From the point Kirk realizes what must be done, the plot itself feels more typical of an episode of "Star Trek: The Next Generation"--Kirk working to prevent some huge technobabble laden disaster from occuring--than that of the original series.
Which doesn't mean that I didn't enjoy it. There were scenes that were actually quite interesting to read, such as the relationship alluded to in Generations between Kirk and a woman he almost married named Antonia during his first retirement from Starfleet and what drove him to end that relationship, and also Kirk's reluctant agreement to return to temporarily return to duty to see off the Enterprise-B at the request of an old friend and former crewmate from the original Enterprise days.
The plot itself becomes pretty convoluted when it comes to which version of Kirk we are following sometimes and his mission is based largely on time travel shenanigans that don't even entirely make sense if thought out (hmmm... kind of like Avengers: Endgame).
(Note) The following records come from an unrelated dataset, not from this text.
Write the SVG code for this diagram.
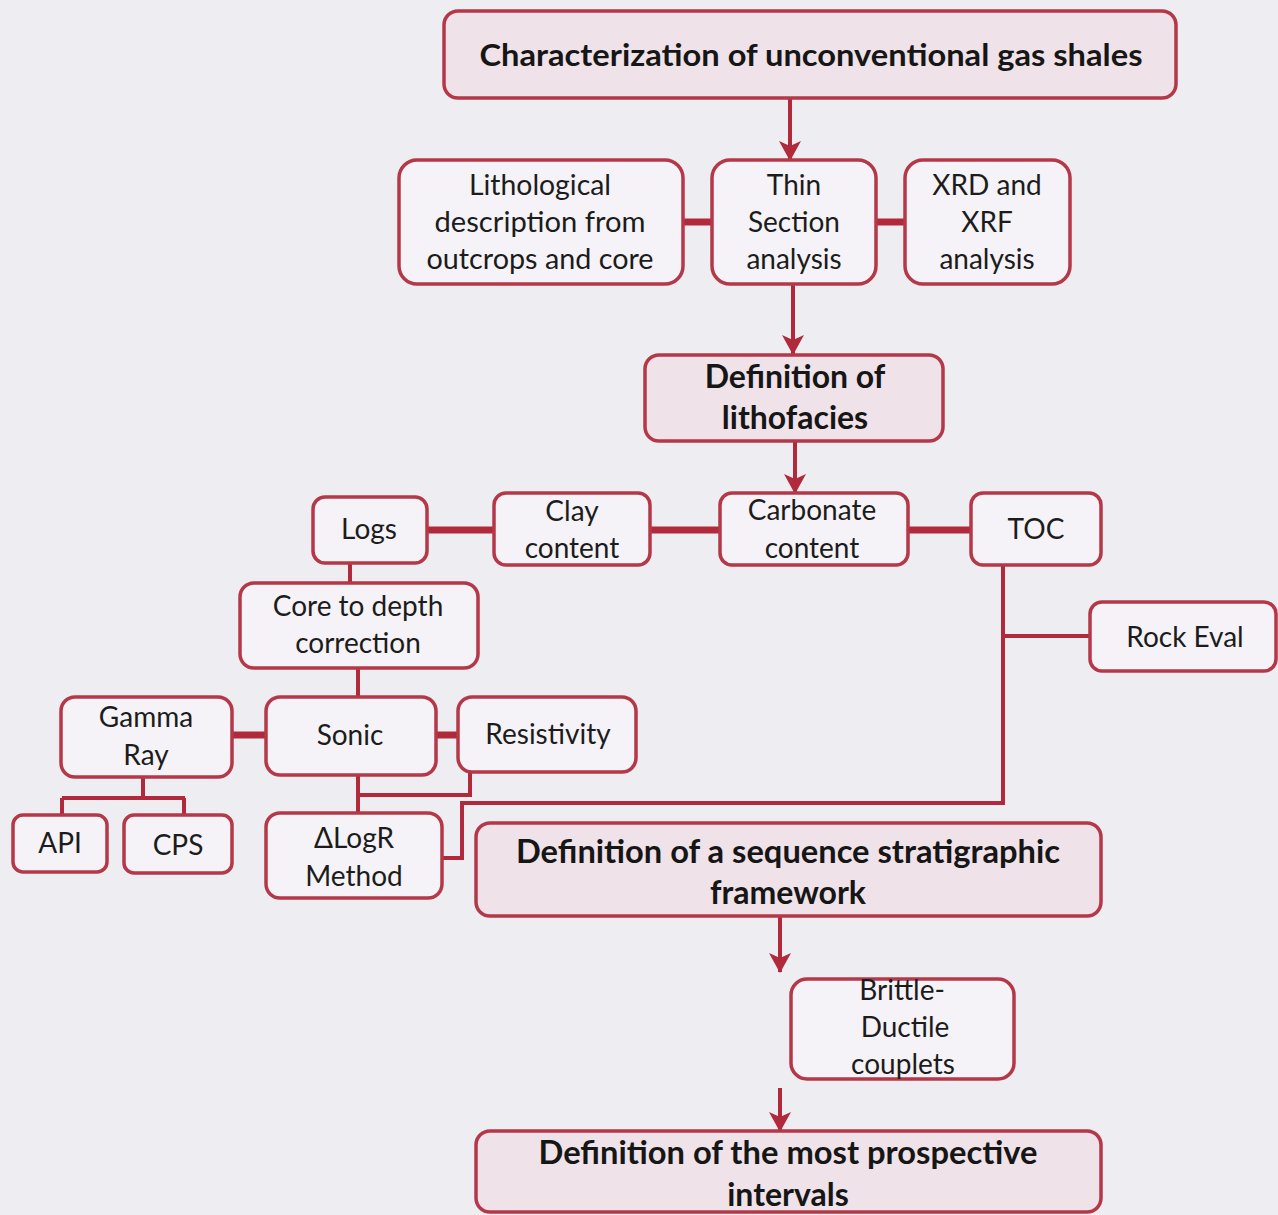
<svg xmlns="http://www.w3.org/2000/svg" width="1278" height="1215" viewBox="0 0 1278 1215">
<defs>
<style>
.bg{fill:#eeedf2}
.box{fill:#f5f3f7;stroke:#b43848;stroke-width:3.5}
.main{fill:#efe2e8;stroke:#b43848;stroke-width:3.5}
.t{font-family:Lato,"Liberation Sans",sans-serif;font-size:28px;fill:#1c1c1c;text-anchor:middle}
.b{font-family:Lato,"Liberation Sans",sans-serif;font-size:32px;font-weight:bold;fill:#161616;text-anchor:middle}
.c{fill:none;stroke:#b02a3b;stroke-width:4}
.k{fill:none;stroke:#b02a3b;stroke-width:7}
.a{fill:none;stroke:#b02a3b;stroke-width:4;marker-end:url(#ah)}
</style>
<marker id="ah" markerUnits="userSpaceOnUse" viewBox="0 0 20 22" markerWidth="20" markerHeight="22" refX="19" refY="11" orient="auto">
<path d="M0,0 L20,11 L0,22 L5,11 z" fill="#b02a3b"/>
</marker>
</defs>
<rect class="bg" x="0" y="0" width="1278" height="1215"/>
<g id="connectors">
<path class="a" d="M790,98 V160"/>
<path class="k" d="M683,222 H712"/>
<path class="k" d="M876,222 H905"/>
<path class="a" d="M793,284 V354"/>
<path class="a" d="M795,441 V493"/>
<path class="k" d="M427,530 H494"/>
<path class="k" d="M650,530 H720"/>
<path class="k" d="M908,530 H971"/>
<path class="c" d="M350,563 V583"/>
<path class="c" d="M358,668 V697"/>
<path class="k" d="M232,735 H266"/>
<path class="k" d="M436,735 H458"/>
<path class="c" d="M143,777 V798 M62,798 H185 M62,798 V815 M184,798 V815"/>
<path class="c" d="M358,775 V813 M470,772 V795 H358"/>
<path class="c" d="M1003,565 V803 H462 V858 H442"/>
<path class="c" d="M1003,636 H1090"/>
<path class="a" d="M780,916 V972"/>
<path class="a" d="M780,1088 V1131"/>
</g>
<g id="n-top"><rect class="main" x="444" y="11" width="732" height="87" rx="14"/><text class="b" style="font-size:30px" x="811" y="66" textLength="663" lengthAdjust="spacingAndGlyphs">Characterization of unconventional  gas shales</text></g>
<g id="n-litho"><rect class="box" x="399" y="160" width="284" height="124" rx="18"/>
<text class="t" x="540" y="195" textLength="142" lengthAdjust="spacingAndGlyphs">Lithological</text>
<text class="t" x="540" y="232" textLength="211" lengthAdjust="spacingAndGlyphs">description from</text>
<text class="t" x="540" y="269" textLength="227" lengthAdjust="spacingAndGlyphs">outcrops and core</text></g>
<g id="n-thin"><rect class="box" x="712" y="160" width="164" height="124" rx="18"/>
<text class="t" x="794" y="195">Thin</text>
<text class="t" x="794" y="232">Section</text>
<text class="t" x="794" y="269">analysis</text></g>
<g id="n-xrd"><rect class="box" x="905" y="160" width="165" height="124" rx="18"/>
<text class="t" x="987" y="195">XRD and</text>
<text class="t" x="987" y="232">XRF</text>
<text class="t" x="987" y="269">analysis</text></g>
<g id="n-lithofacies"><rect class="main" x="645" y="355" width="298" height="86" rx="14"/>
<text class="b" x="795" y="388">Definition of</text>
<text class="b" x="795" y="429">lithofacies</text></g>
<g id="n-logs"><rect class="box" x="313" y="497" width="114" height="66" rx="12"/><text class="t" x="369" y="539">Logs</text></g>
<g id="n-clay"><rect class="box" x="494" y="493" width="156" height="72" rx="12"/>
<text class="t" x="572" y="521">Clay</text><text class="t" x="572" y="558">content</text></g>
<g id="n-carb"><rect class="box" x="720" y="493" width="188" height="72" rx="12"/>
<text class="t" x="812" y="520">Carbonate</text><text class="t" x="812" y="558">content</text></g>
<g id="n-toc"><rect class="box" x="971" y="493" width="130" height="72" rx="12"/><text class="t" x="1036" y="539">TOC</text></g>
<g id="n-rock"><rect class="box" x="1090" y="602" width="186" height="69" rx="12"/><text class="t" x="1185" y="647">Rock Eval</text></g>
<g id="n-core"><rect class="box" x="240" y="583" width="238" height="85" rx="14"/>
<text class="t" x="358" y="616">Core to depth</text><text class="t" x="358" y="653">correction</text></g>
<g id="n-gamma"><rect class="box" x="61" y="697" width="171" height="80" rx="14"/>
<text class="t" x="146" y="727">Gamma</text><text class="t" x="146" y="765">Ray</text></g>
<g id="n-sonic"><rect class="box" x="266" y="697" width="170" height="78" rx="14"/><text class="t" x="350" y="745">Sonic</text></g>
<g id="n-resist"><rect class="box" x="458" y="697" width="178" height="75" rx="14"/><text class="t" x="548" y="744">Resistivity</text></g>
<g id="n-api"><rect class="box" x="13" y="815" width="94" height="57" rx="10"/><text class="t" x="60" y="853">API</text></g>
<g id="n-cps"><rect class="box" x="124" y="815" width="108" height="58" rx="10"/><text class="t" x="178" y="855">CPS</text></g>
<g id="n-dlogr"><rect class="box" x="266" y="813" width="176" height="85" rx="14"/>
<text class="t" x="354" y="848">ΔLogR</text><text class="t" x="354" y="886">Method</text></g>
<g id="n-seq"><rect class="main" x="476" y="823" width="625" height="93" rx="14"/>
<text class="b" x="788" y="863" textLength="544" lengthAdjust="spacingAndGlyphs">Definition of a sequence stratigraphic</text>
<text class="b" x="788" y="904">framework</text></g>
<g id="n-brittle"><rect class="box" x="791" y="979" width="223" height="100" rx="16"/>
<text class="t" x="902" y="1000">Brittle-</text><text class="t" x="905" y="1037">Ductile</text><text class="t" x="903" y="1074">couplets</text></g>
<g id="n-prosp"><rect class="main" x="476" y="1131" width="625" height="81" rx="14"/>
<text class="b" x="788" y="1164" textLength="499" lengthAdjust="spacingAndGlyphs">Definition of the most prospective</text>
<text class="b" x="788" y="1206">intervals</text></g>
</svg>
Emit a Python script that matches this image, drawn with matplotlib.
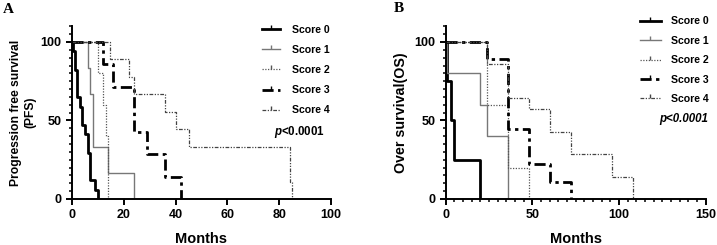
"""Kaplan-Meier style PFS / OS curves by score (panels A and B)."""

import matplotlib

matplotlib.use("Agg")
import matplotlib.pyplot as plt
from matplotlib.lines import Line2D
from matplotlib.ticker import MultipleLocator

plt.rcParams["font.family"] = ["Liberation Sans", "DejaVu Sans"]
plt.rcParams["font.weight"] = "bold"
plt.rcParams["mathtext.fontset"] = "custom"
plt.rcParams["mathtext.rm"] = "Liberation Sans:bold"
plt.rcParams["mathtext.it"] = "Liberation Sans:bold:italic"

labels = ["Score 0", "Score 1", "Score 2", "Score 3", "Score 4"]

# Panel A: progression free survival (months, % surviving)
pfs_t = [
    [0, 0.5, 1, 2, 3, 4, 5, 6, 7, 9, 10],
    [0, 6, 7, 8, 14, 24],
    [0, 10, 12, 13, 14],
    [0, 12, 16, 24, 29, 36, 42],
    [0, 14.5, 22, 24, 36, 40, 45, 84, 85],
]
pfs_s = [
    [100, 94.1, 82.4, 64.7, 58.8, 47.1, 41.2, 29.4, 11.8, 5.9, 0],
    [100, 83.3, 66.7, 33.3, 16.7, 0],
    [100, 80, 60, 40, 0],
    [100, 85.7, 71.4, 42.9, 28.6, 14.3, 0],
    [100, 88.9, 77.8, 66.7, 55.6, 44.4, 33.3, 11.1, 0],
]

# Panel B: overall survival
os_t = [
    [0, 1, 3, 5, 20],
    [0, 1, 20, 24, 36],
    [0, 24, 36, 48],
    [0, 24, 36, 48, 60, 72],
    [0, 24, 36, 48, 60, 72, 96, 108],
]
os_s = [
    [100, 75, 50, 25, 0],
    [100, 80, 60, 40, 0],
    [100, 60, 20, 0],
    [100, 88.9, 44.4, 22.2, 11.1, 0],
    [100, 85.7, 64.3, 57.1, 42.9, 28.6, 14.3, 0],
]

styles = [
    dict(color="black", linewidth=2.0, linestyle="-"),
    dict(color="#777777", linewidth=1.0, linestyle="-"),
    dict(color="#555555", linewidth=0.9, linestyle=(0, (1, 1.2))),
    dict(color="black", linewidth=2.0, linestyle=(0, (4, 1.6, 1.2, 1.6))),
    dict(color="#444444", linewidth=0.9, linestyle=(0, (3, 1.2, 1, 1.2, 1, 1.2))),
]


def style_axes(ax, xmax, xstep, xminor):
    for side in ("top", "right"):
        ax.spines[side].set_visible(False)
    for side in ("left", "bottom"):
        ax.spines[side].set_linewidth(1.4)
    ax.set_xlim(0, xmax)
    ax.set_ylim(0, 110)
    ax.set_xticks(range(0, xmax + 1, xstep))
    ax.set_yticks([0, 50, 100])
    ax.yaxis.set_minor_locator(MultipleLocator(5))
    if xminor:
        ax.xaxis.set_minor_locator(MultipleLocator(xminor))
    ax.tick_params(which="major", length=4, width=1.4, labelsize=9, pad=3.5)
    ax.tick_params(which="minor", length=2.5, width=1.1)
    ax.set_xlabel("Months", fontsize=10.5, fontweight="bold")
    ax.xaxis.set_label_coords(0.5, -0.19)


def draw(ax, times, surv):
    for t, s, st in zip(times, surv, styles):
        ax.step(t, s, where="post", **st)


fig = plt.figure(figsize=(7.17, 2.45), dpi=100)
ax_a = fig.add_axes([0.1004, 0.1878, 0.3612, 0.705])
ax_b = fig.add_axes([0.6216, 0.1878, 0.3627, 0.705])

draw(ax_a, pfs_t, pfs_s)
draw(ax_b, os_t, os_s)
style_axes(ax_a, 100, 20, None)
style_axes(ax_b, 150, 50, 5)

ax_a.set_ylabel("Progression free survival\n(PFS)", fontsize=8.7, fontweight="bold")
ax_a.yaxis.set_label_coords(-0.139, 0.5)
ax_b.set_ylabel("Over survival(OS)", fontsize=10.3, fontweight="bold")
ax_b.yaxis.set_label_coords(-0.145, 0.5)

handles = [Line2D([], [], marker=2, markersize=3, markeredgewidth=1.0,
                  markeredgecolor=st["color"], **st) for st in styles]

ax_a.legend(handles, labels, loc="upper left", bbox_to_anchor=(0.3654, 0.900),
            bbox_transform=fig.transFigure, frameon=False, fontsize=7.6,
            handlelength=1.75, handletextpad=1.1, labelspacing=0.97,
            borderpad=0, borderaxespad=0, numpoints=1)
ax_b.legend(handles, labels, loc="upper left", bbox_to_anchor=(0.8926, 0.933),
            bbox_transform=fig.transFigure, frameon=False, fontsize=7.6,
            handlelength=1.95, handletextpad=1.0, labelspacing=0.89,
            borderpad=0, borderaxespad=0, numpoints=1)

fig.text(325 / 717, 1 - 132 / 245, r"$p$<0.0001", fontsize=8.3,
         ha="right", va="center")
fig.text(708 / 717, 1 - 119 / 245, "p<0.0001", fontsize=8.3,
         fontstyle="italic", fontweight="bold", ha="right", va="center")

fig.text(3 / 717, 1 - 3 / 245, "A", family="Liberation Serif", fontsize=11,
         fontweight="bold", ha="left", va="top")
fig.text(394 / 717, 1 - 2 / 245, "B", family="Liberation Serif", fontsize=11,
         fontweight="bold", ha="left", va="top")

fig.savefig("out.png", dpi=100)
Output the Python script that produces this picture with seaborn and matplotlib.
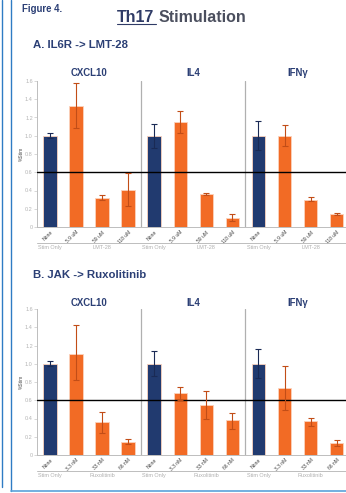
import numpy as np
import pandas as pd
import matplotlib
matplotlib.use("Agg")
import matplotlib.pyplot as plt
import matplotlib.transforms as mtransforms
from matplotlib.lines import Line2D
import seaborn as sns

# ---- data ----
cytokines = ["CXCL10", "IL4", "IFNγ"]
doses_a = ["None", "5.9 uM", "59 uM", "118 uM"]
doses_b = ["None", "3.3 nM", "33 nM", "66 nM"]
drug_a = "LMT-28"
drug_b = "Ruxolitinib"

a_mean = [1.00, 1.33, 0.32, 0.41, 1.00, 1.15, 0.36, 0.10, 1.00, 1.00, 0.30, 0.14]
a_lo = [0.97, 1.08, 0.30, 0.23, 0.87, 1.03, 0.35, 0.065, 0.84, 0.89, 0.28, 0.13]
a_hi = [1.03, 1.58, 0.35, 0.59, 1.13, 1.27, 0.37, 0.14, 1.16, 1.12, 0.33, 0.155]

b_mean = [1.00, 1.11, 0.36, 0.14, 1.00, 0.68, 0.55, 0.38, 1.00, 0.73, 0.37, 0.13]
b_lo = [0.97, 0.82, 0.24, 0.12, 0.87, 0.60, 0.40, 0.29, 0.84, 0.49, 0.32, 0.10]
b_hi = [1.03, 1.42, 0.47, 0.17, 1.14, 0.75, 0.70, 0.46, 1.16, 0.97, 0.41, 0.16]

ref_line = 0.6

NAVY = "#213a6f"
ORANGE = "#f26b25"
TITLE = "#2b3f75"
palette = {"Stim Only": NAVY, "drug": ORANGE}
err_colors = {"Stim Only": "#1a2a55", "drug": "#c24d17"}

sns.set_theme(style="white")
plt.rcParams["font.family"] = ["Liberation Sans", "DejaVu Sans"]

W, H = 346, 493
fig = plt.figure(figsize=(W / 100, H / 100), dpi=100)
fig.patch.set_facecolor("white")


def fx(px):
    return px / W


def fy(py):
    return 1 - py / H


def build(doses, means, lo, hi):
    rows = []
    i = 0
    for c in cytokines:
        for d in doses:
            rows.append({"key": f"{c}|{d}", "dose": d,
                         "kind": "Stim Only" if d == "None" else "drug",
                         "mean": means[i], "lo": lo[i], "hi": hi[i]})
            i += 1
    return pd.DataFrame(rows)


def panel(ax, df, drug, title_y):
    sns.barplot(data=df, x="key", y="mean", hue="kind", order=list(df["key"]),
                palette=palette, saturation=1, dodge=False, errorbar=None, width=0.52,
                edgecolor="#fbd2bd", linewidth=0.6, legend=False, ax=ax)
    x = np.arange(len(df))
    for kind in ["Stim Only", "drug"]:
        m = (df["kind"] == kind).values
        yerr = np.vstack([df["mean"][m] - df["lo"][m], df["hi"][m] - df["mean"][m]])
        ax.errorbar(x[m], df["mean"][m], yerr=yerr, fmt="none",
                    ecolor=err_colors[kind], elinewidth=0.8, capsize=2.4,
                    capthick=0.8, zorder=5)

    ax.set_xlim(-0.5, len(df) - 0.5)
    ax.set_ylim(0, 1.6)
    ax.set_yticks(np.arange(0, 1.61, 0.2))
    ax.set_yticklabels(["0"] + [f"{v:.1f}" for v in np.arange(0.2, 1.61, 0.2)])
    ax.set_xticks(x)
    ax.set_xticklabels(df["dose"], rotation=45, ha="right", rotation_mode="anchor")
    ax.tick_params(axis="y", labelsize=4, labelcolor="#b5b5b5", color="#c8c8c8",
                   length=2, width=0.5, pad=1, left=True)
    ax.tick_params(axis="x", labelsize=3.6, labelcolor="#444444", length=0, pad=2)
    ax.set_xlabel("")
    ax.set_ylabel("%Stim", fontsize=3.6, color="#555555")
    ax.yaxis.set_label_coords(-0.042, 0.5)

    for s in ["top", "right"]:
        ax.spines[s].set_visible(False)
    for s in ["left", "bottom"]:
        ax.spines[s].set_color("#bdbdbd")
        ax.spines[s].set_linewidth(0.7)

    ax.axhline(ref_line, color="black", lw=1.0, zorder=4)
    for xs in [3.5, 7.5]:
        ax.plot([xs, xs], [0, 1.6], color="#b0b0b0", lw=0.9, zorder=1)

    tr = mtransforms.blended_transform_factory(ax.transData, ax.transAxes)
    ax.plot([-0.5, len(df) - 0.5], [-0.107, -0.107], transform=tr,
            color="#bdbdbd", lw=0.7, clip_on=False)
    for g in range(len(cytokines)):
        ax.text(4 * g, -0.14, "Stim Only", transform=tr, ha="center", va="center",
                fontsize=4, color="#b0b0b0")
        ax.text(4 * g + 2, -0.14, drug, transform=tr, ha="center", va="center",
                fontsize=4, color="#b0b0b0")
        ax.text(4 * g + 1.5, fy(title_y), cytokines[g],
                transform=mtransforms.blended_transform_factory(ax.transData, fig.transFigure),
                ha="center", va="center", fontsize=6.9, fontweight="bold", color=TITLE)


df_a = build(doses_a, a_mean, a_lo, a_hi)
df_b = build(doses_b, b_mean, b_lo, b_hi)

ax_w = (349.7 - 37) / W
ax_h = 146 / H
ax_a = fig.add_axes([fx(37), fy(227), ax_w, ax_h])
ax_b = fig.add_axes([fx(37), fy(455), ax_w, ax_h])
panel(ax_a, df_a, drug_a, 72.5)
panel(ax_b, df_b, drug_b, 303)

# headings
fig.text(fx(22), fy(9.5), "Figure 4.", fontsize=6.9, fontweight="bold",
         color=TITLE, ha="left", va="center")
fig.text(fx(117), fy(22), "Th17", fontsize=11.5, fontweight="bold",
         color="#2f3b66", ha="left", va="baseline")
fig.text(fx(158.5), fy(22), "Stimulation", fontsize=11.5, fontweight="bold",
         color="#4b4f5e", ha="left", va="baseline")
fig.add_artist(Line2D([fx(117), fx(156)], [fy(24), fy(24)], color="#2f3b66", lw=0.8))
fig.text(fx(33), fy(45), "A. IL6R -> LMT-28", fontsize=8.2, fontweight="bold",
         color=TITLE, ha="left", va="center")
fig.text(fx(33), fy(275), "B. JAK -> Ruxolitinib", fontsize=8.2, fontweight="bold",
         color=TITLE, ha="left", va="center")

# page frame
fig.add_artist(Line2D([fx(2), fx(2)], [fy(0), fy(486.5)], color="#2f7cc4", lw=1.0))
fig.add_artist(Line2D([fx(11), fx(11)], [fy(0), fy(491)], color="#2f7cc4", lw=1.0))
fig.add_artist(Line2D([fx(11), fx(346)], [fy(491), fy(491)], color="#5aa2da", lw=1.2))

fig.savefig("out.png", dpi=100, facecolor="white")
Definitely worth reading if one has already read the first two books in the trilogy if for no other reason than to see certain plot threads from the first two books play out in the third. And one should also be sure to read them in the original release order: 1) McCoy: Provenance of Shadows, 2) Spock: The Fire and the Rose, 3) Kirk: The Star to Every Wandering.
Kirk: The Star to Every Wandering, three stars (out of five).